Requirements: Retype verbatim only the lines below, starting at the one that contains "Output the Python" and ending at the one that contains "PERIOD = 4.0". Pictures are excluded from the copy.

Input rows:
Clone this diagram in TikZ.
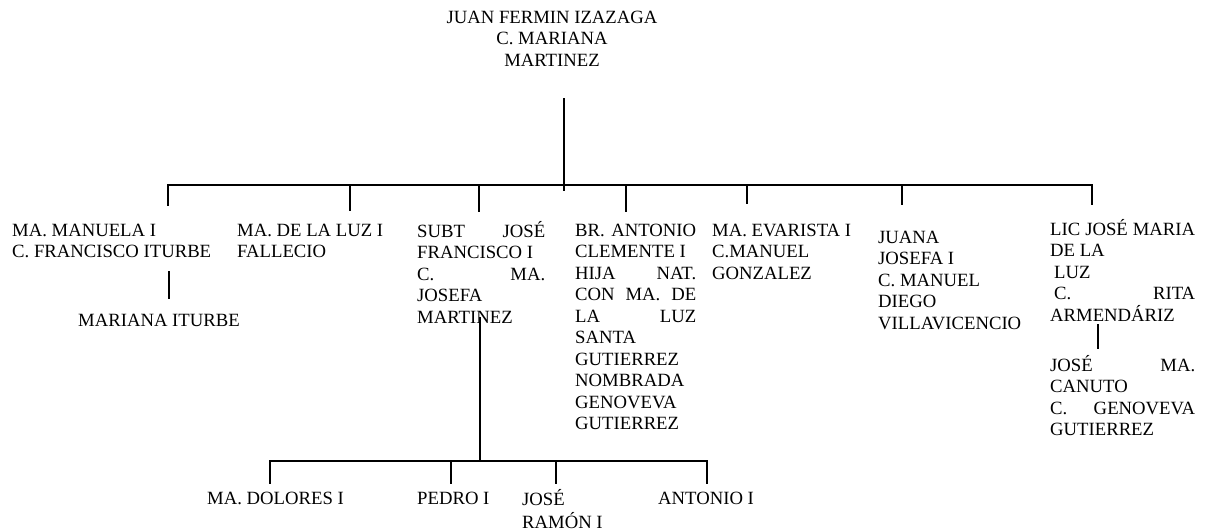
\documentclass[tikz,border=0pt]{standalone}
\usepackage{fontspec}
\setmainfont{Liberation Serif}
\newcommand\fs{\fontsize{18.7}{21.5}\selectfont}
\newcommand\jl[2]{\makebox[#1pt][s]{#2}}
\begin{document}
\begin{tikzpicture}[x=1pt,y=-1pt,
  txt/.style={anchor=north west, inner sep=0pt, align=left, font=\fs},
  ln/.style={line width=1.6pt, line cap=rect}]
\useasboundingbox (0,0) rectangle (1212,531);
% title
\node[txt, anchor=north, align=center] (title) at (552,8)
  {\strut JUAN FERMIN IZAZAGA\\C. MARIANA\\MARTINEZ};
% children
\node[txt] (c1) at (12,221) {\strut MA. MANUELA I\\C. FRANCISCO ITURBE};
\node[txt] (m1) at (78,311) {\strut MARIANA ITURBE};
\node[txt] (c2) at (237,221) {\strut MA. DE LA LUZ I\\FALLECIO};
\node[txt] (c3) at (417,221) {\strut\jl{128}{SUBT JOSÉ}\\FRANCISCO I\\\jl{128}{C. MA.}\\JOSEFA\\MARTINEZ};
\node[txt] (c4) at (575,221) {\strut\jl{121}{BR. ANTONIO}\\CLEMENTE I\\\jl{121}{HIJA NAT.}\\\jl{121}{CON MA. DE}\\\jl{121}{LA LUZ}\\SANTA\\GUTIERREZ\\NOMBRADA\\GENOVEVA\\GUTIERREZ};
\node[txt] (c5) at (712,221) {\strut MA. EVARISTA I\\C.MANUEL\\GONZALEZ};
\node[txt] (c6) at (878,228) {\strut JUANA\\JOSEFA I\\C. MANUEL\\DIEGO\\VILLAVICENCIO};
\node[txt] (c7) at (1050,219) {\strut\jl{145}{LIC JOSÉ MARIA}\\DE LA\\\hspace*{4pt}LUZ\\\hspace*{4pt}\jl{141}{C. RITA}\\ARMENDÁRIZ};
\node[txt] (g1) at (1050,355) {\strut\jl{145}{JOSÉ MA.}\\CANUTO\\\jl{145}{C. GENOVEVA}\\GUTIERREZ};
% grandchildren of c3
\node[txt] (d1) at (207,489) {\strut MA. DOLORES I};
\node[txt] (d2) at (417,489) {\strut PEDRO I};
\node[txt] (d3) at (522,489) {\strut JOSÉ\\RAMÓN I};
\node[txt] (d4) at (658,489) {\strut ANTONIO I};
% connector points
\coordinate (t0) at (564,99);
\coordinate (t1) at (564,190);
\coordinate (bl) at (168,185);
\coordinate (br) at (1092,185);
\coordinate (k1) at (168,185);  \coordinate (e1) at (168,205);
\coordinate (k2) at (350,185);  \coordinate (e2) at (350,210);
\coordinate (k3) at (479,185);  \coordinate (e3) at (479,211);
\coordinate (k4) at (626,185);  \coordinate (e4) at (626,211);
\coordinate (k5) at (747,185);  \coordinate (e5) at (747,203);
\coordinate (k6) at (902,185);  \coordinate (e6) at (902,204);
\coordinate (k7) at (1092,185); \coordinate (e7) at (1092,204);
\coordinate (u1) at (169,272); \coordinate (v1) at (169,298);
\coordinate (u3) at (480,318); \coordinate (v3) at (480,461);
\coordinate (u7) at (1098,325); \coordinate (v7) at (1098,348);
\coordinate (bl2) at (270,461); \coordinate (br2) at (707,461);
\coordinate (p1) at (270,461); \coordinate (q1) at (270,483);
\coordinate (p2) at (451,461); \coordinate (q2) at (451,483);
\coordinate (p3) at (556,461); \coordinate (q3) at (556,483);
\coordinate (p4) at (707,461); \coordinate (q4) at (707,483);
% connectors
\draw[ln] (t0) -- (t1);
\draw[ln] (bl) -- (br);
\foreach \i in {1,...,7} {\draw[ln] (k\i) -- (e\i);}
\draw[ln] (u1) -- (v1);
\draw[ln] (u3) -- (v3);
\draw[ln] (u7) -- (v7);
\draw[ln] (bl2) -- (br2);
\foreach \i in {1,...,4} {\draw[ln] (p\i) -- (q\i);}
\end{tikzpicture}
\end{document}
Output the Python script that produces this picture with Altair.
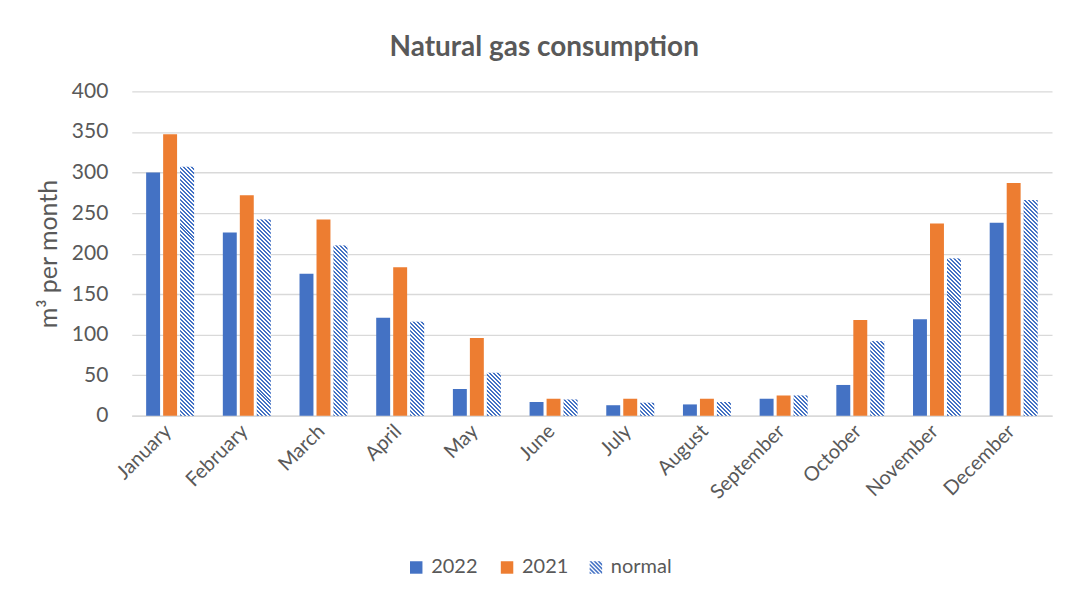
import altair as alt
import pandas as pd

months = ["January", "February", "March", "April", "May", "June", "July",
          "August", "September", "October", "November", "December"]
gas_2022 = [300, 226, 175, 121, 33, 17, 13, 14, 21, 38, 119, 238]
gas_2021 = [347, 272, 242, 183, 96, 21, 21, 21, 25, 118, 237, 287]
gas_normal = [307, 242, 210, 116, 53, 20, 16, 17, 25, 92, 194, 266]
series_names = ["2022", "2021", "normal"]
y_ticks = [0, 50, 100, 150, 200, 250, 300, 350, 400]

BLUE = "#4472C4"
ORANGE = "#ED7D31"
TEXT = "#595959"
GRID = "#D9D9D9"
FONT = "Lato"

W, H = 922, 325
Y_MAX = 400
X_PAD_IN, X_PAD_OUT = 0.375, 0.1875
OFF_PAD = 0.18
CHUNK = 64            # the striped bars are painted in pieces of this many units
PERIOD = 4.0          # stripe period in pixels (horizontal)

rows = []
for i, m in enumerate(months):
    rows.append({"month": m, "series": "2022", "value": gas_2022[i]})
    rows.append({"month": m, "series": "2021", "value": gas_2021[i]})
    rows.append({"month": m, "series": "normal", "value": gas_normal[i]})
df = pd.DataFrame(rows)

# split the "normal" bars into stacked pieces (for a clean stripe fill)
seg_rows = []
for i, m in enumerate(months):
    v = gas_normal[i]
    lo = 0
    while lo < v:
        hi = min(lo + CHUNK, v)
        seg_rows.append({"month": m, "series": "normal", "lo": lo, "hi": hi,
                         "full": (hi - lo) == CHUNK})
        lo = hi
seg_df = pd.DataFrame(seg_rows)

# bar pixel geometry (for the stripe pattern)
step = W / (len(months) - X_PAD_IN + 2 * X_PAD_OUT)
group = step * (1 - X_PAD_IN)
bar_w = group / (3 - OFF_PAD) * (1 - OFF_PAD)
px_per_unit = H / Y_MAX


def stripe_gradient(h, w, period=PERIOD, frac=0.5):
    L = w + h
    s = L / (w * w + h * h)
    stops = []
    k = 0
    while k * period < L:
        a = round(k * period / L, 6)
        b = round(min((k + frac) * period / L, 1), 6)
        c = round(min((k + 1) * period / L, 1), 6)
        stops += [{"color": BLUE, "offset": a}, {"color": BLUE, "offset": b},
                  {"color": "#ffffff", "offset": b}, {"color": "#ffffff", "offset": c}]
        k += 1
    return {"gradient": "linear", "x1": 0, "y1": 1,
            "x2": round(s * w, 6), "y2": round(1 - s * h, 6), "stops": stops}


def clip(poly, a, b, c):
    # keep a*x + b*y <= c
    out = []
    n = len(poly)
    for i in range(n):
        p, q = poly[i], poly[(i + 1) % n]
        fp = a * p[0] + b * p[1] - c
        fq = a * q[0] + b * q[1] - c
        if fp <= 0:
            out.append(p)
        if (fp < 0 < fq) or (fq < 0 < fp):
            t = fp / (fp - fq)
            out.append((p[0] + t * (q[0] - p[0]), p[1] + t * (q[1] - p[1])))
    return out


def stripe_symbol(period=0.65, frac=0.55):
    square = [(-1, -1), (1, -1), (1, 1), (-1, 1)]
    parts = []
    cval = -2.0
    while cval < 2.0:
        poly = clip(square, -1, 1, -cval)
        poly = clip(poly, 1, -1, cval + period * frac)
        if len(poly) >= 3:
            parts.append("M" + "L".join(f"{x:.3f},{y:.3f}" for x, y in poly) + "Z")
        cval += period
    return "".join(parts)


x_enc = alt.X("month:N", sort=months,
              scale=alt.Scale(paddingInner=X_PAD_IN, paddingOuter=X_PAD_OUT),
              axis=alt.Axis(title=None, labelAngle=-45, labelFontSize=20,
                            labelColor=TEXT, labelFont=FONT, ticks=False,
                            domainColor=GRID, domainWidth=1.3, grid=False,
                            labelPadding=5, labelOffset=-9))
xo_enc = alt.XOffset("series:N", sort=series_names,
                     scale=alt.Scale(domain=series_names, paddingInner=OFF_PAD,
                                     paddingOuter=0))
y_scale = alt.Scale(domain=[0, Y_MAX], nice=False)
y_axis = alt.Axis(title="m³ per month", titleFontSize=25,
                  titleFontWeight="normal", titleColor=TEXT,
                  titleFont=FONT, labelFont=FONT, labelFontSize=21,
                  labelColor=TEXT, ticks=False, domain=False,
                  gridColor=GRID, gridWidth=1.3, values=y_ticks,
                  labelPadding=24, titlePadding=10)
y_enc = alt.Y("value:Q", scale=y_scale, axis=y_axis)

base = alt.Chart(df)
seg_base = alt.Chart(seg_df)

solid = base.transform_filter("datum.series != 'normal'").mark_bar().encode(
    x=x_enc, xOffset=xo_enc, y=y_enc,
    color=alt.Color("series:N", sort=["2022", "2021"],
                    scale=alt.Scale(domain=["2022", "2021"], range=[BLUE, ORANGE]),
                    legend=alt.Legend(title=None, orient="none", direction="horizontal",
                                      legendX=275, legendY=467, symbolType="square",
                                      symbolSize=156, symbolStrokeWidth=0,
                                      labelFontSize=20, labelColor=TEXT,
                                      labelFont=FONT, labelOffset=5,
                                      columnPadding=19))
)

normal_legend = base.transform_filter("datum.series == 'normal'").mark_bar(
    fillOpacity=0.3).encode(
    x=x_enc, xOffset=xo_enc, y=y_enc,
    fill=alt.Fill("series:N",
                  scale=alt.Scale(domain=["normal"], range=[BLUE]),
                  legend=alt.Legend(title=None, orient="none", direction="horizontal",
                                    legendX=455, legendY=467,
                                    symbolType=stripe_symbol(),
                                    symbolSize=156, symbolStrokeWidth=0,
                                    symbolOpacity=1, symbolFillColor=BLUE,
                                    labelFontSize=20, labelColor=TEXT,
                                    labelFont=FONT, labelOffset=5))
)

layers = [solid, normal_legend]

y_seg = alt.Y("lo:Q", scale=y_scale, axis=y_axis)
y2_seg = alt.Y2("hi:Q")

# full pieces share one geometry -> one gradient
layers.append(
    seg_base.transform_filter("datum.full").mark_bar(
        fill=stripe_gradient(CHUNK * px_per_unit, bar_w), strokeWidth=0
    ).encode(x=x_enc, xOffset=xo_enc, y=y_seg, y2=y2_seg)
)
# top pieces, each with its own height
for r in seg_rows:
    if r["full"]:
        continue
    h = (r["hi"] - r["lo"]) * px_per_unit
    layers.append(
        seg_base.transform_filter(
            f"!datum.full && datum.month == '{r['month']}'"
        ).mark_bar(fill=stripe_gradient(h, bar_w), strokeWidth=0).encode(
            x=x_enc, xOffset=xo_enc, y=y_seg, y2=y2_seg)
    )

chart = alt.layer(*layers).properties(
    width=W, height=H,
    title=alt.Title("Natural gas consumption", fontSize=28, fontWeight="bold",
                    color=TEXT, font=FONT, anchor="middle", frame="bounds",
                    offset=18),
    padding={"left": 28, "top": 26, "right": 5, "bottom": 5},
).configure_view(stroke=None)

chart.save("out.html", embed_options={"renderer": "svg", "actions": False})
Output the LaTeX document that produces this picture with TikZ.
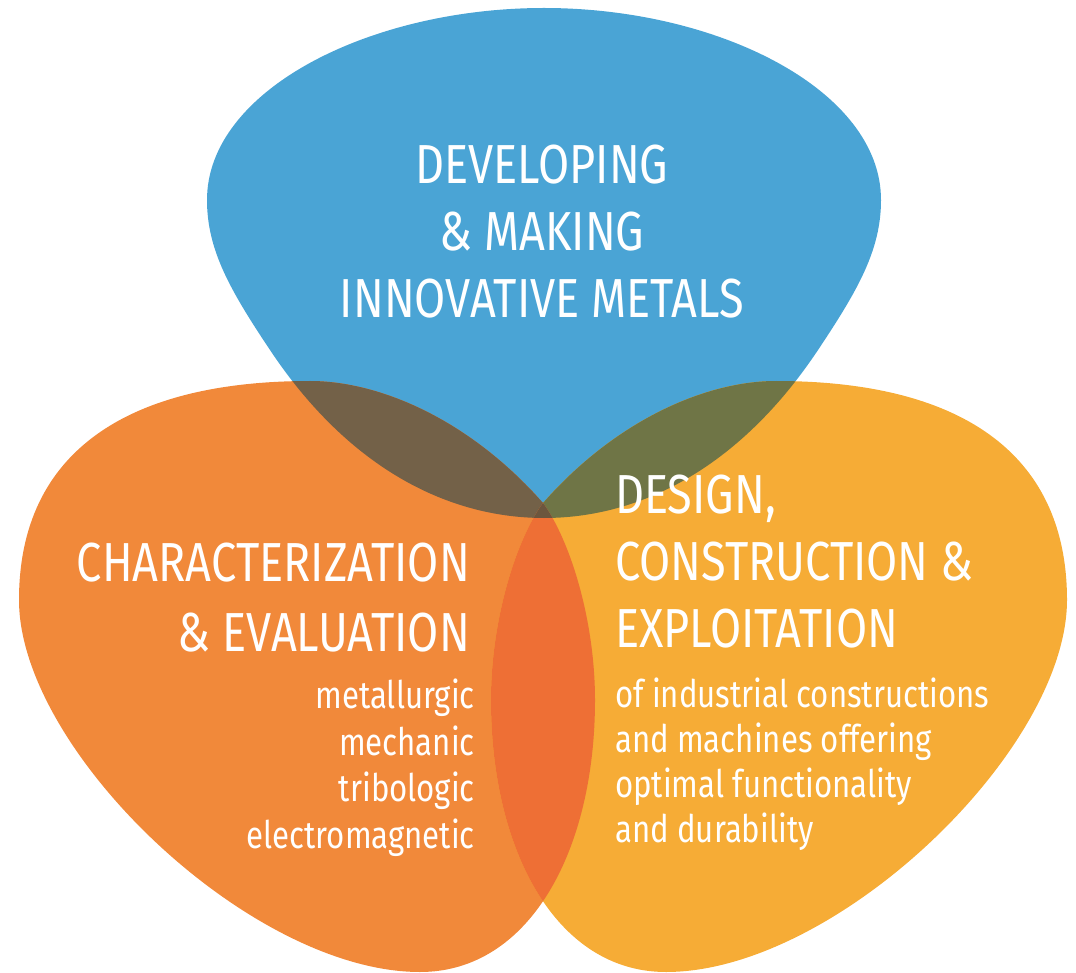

Exercise result:
Output the Python script that produces this picture with Altair.
import altair as alt
import pandas as pd

months = ["January", "February", "March", "April", "May", "June", "July",
          "August", "September", "October", "November", "December"]
gas_2022 = [300, 226, 175, 121, 33, 17, 13, 14, 21, 38, 119, 238]
gas_2021 = [347, 272, 242, 183, 96, 21, 21, 21, 25, 118, 237, 287]
gas_normal = [307, 242, 210, 116, 53, 20, 16, 17, 25, 92, 194, 266]
series_names = ["2022", "2021", "normal"]
y_ticks = [0, 50, 100, 150, 200, 250, 300, 350, 400]

BLUE = "#4472C4"
ORANGE = "#ED7D31"
TEXT = "#595959"
GRID = "#D9D9D9"
FONT = "Lato"

W, H = 922, 325
Y_MAX = 400
X_PAD_IN, X_PAD_OUT = 0.375, 0.1875
OFF_PAD = 0.18
CHUNK = 64            # the striped bars are painted in pieces of this many units
PERIOD = 4.0          # stripe period in pixels (horizontal)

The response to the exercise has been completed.